Retype, please, the listing from its opening line through the line that contains "from matplotlib.colors import", both included, without the pictures.

-- start --

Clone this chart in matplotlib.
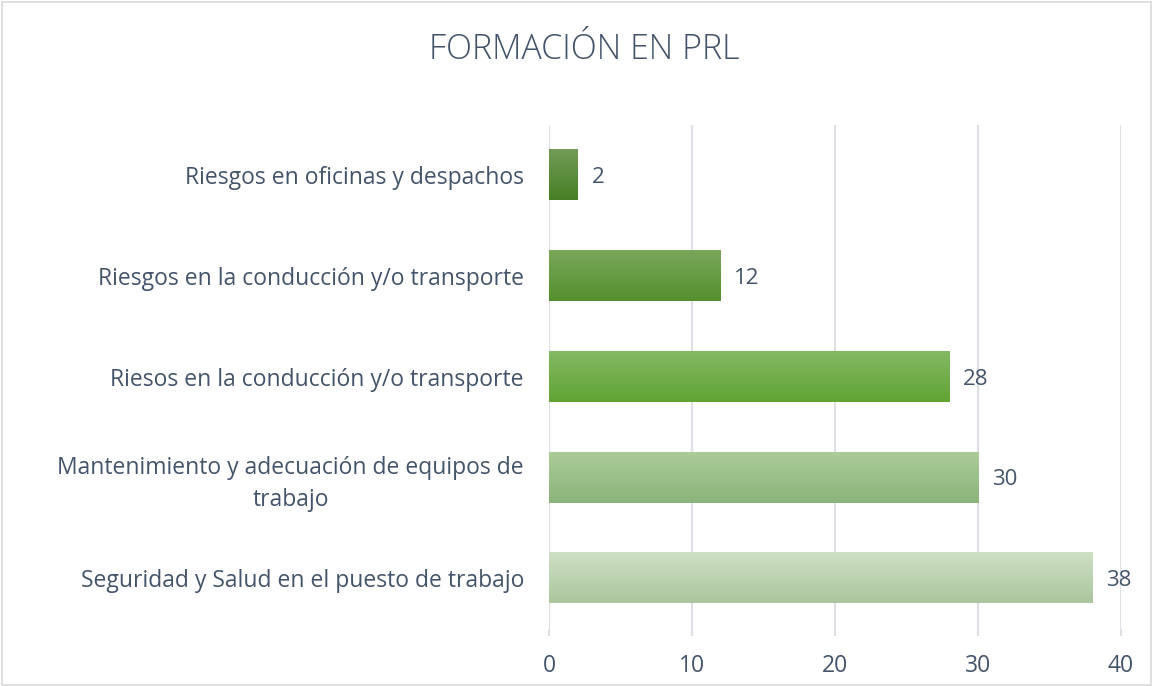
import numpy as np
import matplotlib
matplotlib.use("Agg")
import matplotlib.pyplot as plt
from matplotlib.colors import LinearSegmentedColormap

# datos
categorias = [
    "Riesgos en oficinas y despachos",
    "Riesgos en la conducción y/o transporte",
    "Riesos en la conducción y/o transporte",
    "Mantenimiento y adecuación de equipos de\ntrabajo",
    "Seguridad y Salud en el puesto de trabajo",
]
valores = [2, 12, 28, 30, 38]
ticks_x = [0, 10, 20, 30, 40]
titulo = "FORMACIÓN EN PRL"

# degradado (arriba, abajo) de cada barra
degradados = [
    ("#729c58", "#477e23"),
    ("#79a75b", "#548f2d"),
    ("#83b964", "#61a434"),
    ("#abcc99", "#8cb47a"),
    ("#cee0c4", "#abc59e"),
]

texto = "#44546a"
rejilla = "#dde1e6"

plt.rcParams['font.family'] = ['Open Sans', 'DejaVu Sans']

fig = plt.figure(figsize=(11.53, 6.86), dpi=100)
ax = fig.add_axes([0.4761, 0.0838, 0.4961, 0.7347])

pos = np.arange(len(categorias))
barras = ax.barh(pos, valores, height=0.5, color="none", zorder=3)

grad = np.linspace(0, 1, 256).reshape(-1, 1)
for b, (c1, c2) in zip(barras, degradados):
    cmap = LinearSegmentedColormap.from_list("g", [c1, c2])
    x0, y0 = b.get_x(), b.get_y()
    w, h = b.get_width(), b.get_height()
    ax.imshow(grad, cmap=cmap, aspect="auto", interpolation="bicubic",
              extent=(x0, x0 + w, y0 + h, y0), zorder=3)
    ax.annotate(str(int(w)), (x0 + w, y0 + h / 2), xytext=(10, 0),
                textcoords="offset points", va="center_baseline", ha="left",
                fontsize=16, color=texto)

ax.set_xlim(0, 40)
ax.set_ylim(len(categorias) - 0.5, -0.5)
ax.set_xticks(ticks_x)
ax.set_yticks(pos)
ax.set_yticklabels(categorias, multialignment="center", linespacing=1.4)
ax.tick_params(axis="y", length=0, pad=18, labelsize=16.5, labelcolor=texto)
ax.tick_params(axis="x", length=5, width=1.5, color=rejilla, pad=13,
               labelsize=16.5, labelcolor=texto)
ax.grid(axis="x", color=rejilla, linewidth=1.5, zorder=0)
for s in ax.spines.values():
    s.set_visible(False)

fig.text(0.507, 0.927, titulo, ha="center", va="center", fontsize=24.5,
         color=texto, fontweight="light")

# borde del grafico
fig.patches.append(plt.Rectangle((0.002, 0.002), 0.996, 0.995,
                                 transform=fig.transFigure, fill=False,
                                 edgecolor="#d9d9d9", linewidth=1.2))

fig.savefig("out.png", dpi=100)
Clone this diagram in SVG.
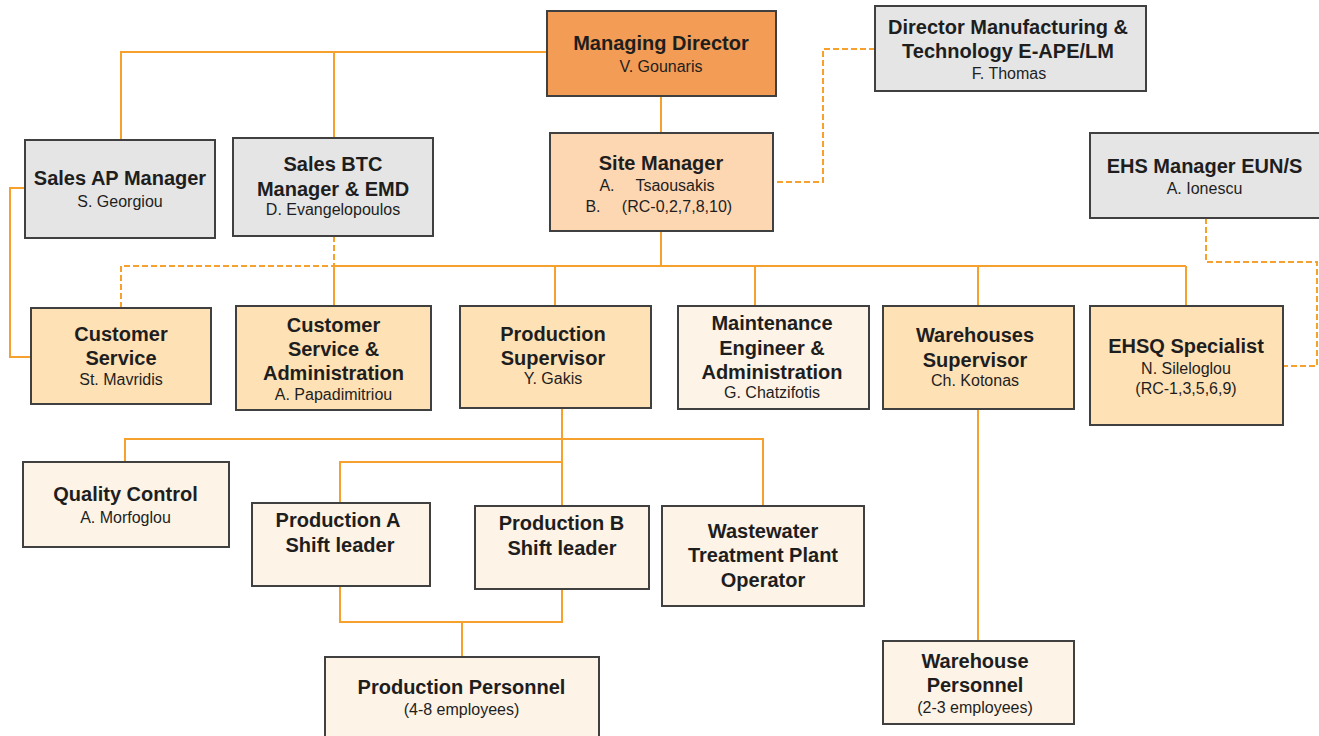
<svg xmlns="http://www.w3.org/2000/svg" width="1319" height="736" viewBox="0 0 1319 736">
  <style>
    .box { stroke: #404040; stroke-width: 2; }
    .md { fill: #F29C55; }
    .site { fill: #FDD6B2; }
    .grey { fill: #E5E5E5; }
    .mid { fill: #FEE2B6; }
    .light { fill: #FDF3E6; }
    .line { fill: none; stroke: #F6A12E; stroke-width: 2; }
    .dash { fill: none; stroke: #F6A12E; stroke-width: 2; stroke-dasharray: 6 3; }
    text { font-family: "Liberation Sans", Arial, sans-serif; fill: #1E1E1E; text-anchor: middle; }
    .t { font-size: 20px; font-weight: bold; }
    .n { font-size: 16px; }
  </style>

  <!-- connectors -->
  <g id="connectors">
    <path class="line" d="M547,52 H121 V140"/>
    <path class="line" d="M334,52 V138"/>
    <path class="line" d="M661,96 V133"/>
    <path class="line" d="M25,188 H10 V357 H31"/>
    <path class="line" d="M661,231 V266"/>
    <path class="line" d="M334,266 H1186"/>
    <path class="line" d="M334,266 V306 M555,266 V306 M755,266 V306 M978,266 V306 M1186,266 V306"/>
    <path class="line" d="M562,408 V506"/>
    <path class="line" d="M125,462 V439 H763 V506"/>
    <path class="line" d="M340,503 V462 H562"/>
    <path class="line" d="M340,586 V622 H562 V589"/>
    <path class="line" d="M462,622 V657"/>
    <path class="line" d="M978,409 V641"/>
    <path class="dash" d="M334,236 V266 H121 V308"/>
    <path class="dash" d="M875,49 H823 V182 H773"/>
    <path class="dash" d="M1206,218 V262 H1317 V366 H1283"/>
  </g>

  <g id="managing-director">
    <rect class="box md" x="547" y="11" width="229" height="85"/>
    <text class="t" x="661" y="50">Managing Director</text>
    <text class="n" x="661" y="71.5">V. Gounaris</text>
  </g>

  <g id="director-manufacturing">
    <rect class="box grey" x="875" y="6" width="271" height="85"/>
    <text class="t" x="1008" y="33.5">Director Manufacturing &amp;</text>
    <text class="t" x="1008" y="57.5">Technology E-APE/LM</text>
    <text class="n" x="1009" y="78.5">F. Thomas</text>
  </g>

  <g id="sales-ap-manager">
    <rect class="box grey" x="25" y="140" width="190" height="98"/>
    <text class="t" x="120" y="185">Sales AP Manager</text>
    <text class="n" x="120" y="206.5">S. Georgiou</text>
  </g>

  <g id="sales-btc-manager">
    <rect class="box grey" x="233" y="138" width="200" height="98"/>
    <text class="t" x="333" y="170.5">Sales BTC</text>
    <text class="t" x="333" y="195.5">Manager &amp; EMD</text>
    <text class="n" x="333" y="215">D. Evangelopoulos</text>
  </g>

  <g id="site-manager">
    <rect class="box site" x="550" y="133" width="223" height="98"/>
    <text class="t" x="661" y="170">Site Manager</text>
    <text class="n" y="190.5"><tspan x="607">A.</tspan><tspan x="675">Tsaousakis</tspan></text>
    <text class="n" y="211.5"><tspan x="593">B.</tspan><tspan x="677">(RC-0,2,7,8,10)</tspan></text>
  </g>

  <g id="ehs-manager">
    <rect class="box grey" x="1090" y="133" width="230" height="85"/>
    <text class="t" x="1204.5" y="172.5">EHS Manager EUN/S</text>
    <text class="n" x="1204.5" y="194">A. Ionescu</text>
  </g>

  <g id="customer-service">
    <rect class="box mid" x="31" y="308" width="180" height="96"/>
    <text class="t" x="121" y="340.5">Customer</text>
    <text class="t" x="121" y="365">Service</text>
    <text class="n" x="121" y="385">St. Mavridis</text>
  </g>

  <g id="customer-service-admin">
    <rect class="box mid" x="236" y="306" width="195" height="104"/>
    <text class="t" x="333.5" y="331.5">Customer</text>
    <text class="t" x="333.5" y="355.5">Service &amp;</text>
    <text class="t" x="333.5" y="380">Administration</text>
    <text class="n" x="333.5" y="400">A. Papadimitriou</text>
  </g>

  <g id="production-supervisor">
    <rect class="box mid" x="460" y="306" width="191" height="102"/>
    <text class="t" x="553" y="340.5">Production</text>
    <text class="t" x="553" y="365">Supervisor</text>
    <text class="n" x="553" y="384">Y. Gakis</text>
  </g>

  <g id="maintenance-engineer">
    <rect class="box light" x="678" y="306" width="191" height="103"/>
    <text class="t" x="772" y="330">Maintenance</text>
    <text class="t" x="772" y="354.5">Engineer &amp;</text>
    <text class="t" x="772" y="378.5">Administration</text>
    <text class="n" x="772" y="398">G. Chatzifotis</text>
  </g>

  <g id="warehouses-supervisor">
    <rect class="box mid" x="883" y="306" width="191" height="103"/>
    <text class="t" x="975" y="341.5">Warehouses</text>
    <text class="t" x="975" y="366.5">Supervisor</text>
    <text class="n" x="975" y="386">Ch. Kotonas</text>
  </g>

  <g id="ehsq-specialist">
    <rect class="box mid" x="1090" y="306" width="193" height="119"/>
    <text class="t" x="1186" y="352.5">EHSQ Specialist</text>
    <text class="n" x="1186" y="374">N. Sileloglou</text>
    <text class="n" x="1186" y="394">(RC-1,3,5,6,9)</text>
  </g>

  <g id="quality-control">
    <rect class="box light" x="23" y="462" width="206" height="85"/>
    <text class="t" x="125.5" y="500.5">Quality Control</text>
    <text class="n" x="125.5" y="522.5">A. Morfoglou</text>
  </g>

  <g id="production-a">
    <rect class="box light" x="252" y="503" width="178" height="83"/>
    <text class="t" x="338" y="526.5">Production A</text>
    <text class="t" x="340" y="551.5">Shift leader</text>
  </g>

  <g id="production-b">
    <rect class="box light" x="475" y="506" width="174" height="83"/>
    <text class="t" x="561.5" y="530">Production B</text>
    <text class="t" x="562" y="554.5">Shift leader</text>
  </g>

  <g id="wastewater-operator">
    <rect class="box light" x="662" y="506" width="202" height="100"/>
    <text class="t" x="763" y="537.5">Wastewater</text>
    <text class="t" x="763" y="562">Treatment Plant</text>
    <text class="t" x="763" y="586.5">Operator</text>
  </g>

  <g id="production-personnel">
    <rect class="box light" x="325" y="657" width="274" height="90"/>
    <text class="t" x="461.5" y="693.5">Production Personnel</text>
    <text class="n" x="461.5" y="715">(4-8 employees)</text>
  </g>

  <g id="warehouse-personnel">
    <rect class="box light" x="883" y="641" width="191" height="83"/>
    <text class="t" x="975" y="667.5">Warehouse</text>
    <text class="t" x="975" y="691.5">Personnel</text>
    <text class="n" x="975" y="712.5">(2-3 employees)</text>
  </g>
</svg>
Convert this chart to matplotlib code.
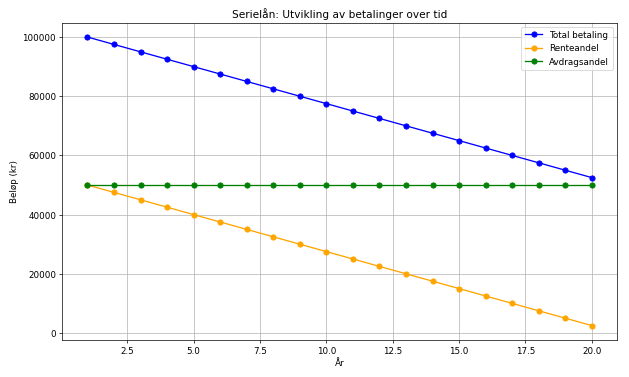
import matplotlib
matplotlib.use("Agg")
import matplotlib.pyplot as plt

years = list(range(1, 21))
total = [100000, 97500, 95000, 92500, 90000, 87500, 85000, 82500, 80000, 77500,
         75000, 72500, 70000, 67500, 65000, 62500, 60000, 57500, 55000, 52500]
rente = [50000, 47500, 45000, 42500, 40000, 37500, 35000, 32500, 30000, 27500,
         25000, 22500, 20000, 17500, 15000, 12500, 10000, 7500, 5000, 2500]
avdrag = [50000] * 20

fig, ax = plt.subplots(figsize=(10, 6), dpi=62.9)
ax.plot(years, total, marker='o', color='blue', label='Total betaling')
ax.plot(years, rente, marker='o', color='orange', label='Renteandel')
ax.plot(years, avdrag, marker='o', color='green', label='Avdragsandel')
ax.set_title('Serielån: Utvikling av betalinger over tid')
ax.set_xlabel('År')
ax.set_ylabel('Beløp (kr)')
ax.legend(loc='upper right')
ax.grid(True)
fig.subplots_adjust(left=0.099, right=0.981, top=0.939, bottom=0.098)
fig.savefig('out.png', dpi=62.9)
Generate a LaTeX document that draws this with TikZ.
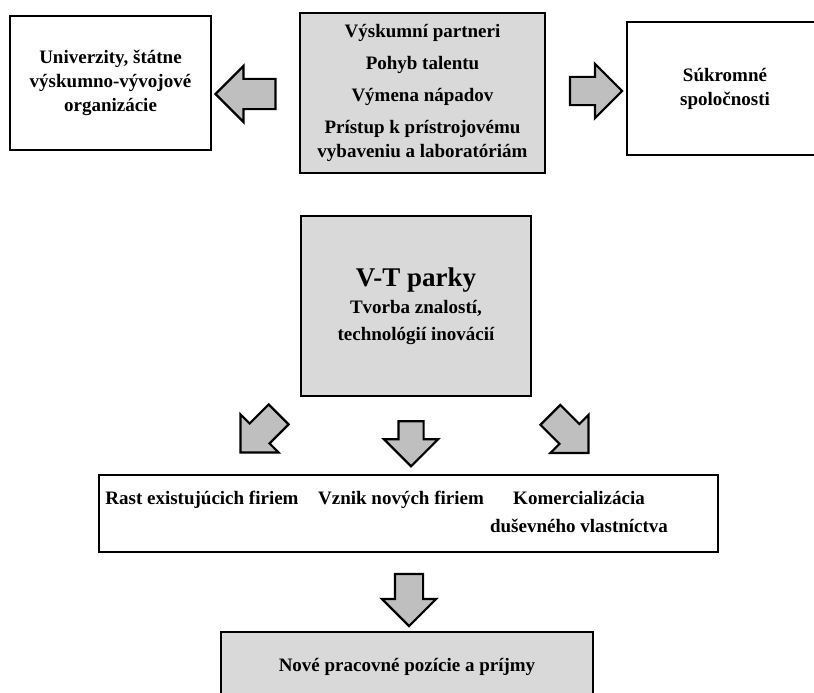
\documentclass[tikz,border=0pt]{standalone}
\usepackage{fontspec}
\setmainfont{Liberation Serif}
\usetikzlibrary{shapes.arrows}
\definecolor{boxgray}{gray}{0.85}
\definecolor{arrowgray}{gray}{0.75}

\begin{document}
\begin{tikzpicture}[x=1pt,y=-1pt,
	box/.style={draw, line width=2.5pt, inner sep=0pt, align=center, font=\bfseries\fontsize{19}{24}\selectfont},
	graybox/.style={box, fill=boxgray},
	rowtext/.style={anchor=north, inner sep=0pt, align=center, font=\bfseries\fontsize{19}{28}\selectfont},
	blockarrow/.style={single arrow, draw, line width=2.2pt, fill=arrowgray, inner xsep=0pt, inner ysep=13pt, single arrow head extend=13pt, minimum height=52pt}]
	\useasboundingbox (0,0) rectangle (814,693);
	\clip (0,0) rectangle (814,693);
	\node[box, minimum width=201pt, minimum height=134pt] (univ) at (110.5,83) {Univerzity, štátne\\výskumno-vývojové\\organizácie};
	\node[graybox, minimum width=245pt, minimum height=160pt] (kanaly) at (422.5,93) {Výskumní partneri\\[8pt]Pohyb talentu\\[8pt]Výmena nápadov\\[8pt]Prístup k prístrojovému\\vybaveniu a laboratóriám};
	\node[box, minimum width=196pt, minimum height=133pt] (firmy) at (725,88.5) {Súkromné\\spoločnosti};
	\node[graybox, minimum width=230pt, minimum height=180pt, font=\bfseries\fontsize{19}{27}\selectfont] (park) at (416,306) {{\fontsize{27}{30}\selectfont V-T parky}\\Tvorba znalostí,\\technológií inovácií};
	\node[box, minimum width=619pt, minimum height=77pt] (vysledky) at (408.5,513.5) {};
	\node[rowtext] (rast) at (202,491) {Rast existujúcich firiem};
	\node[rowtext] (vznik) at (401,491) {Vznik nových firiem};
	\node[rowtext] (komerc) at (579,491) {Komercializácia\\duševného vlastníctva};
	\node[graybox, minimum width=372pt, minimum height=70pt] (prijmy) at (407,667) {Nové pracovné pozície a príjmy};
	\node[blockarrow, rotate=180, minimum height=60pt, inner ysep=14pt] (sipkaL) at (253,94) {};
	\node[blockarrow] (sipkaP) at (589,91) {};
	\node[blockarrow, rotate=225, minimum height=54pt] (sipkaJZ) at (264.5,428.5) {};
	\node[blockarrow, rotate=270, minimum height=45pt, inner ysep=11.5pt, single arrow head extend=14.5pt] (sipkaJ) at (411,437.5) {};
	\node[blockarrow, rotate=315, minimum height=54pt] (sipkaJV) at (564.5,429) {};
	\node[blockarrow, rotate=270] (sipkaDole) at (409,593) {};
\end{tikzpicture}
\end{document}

-- end --

▶ **REPLY**
Clone this chart in matplotlib.
import numpy as np
import matplotlib
matplotlib.use("Agg")
import matplotlib.pyplot as plt
from matplotlib.colors import LinearSegmentedColormap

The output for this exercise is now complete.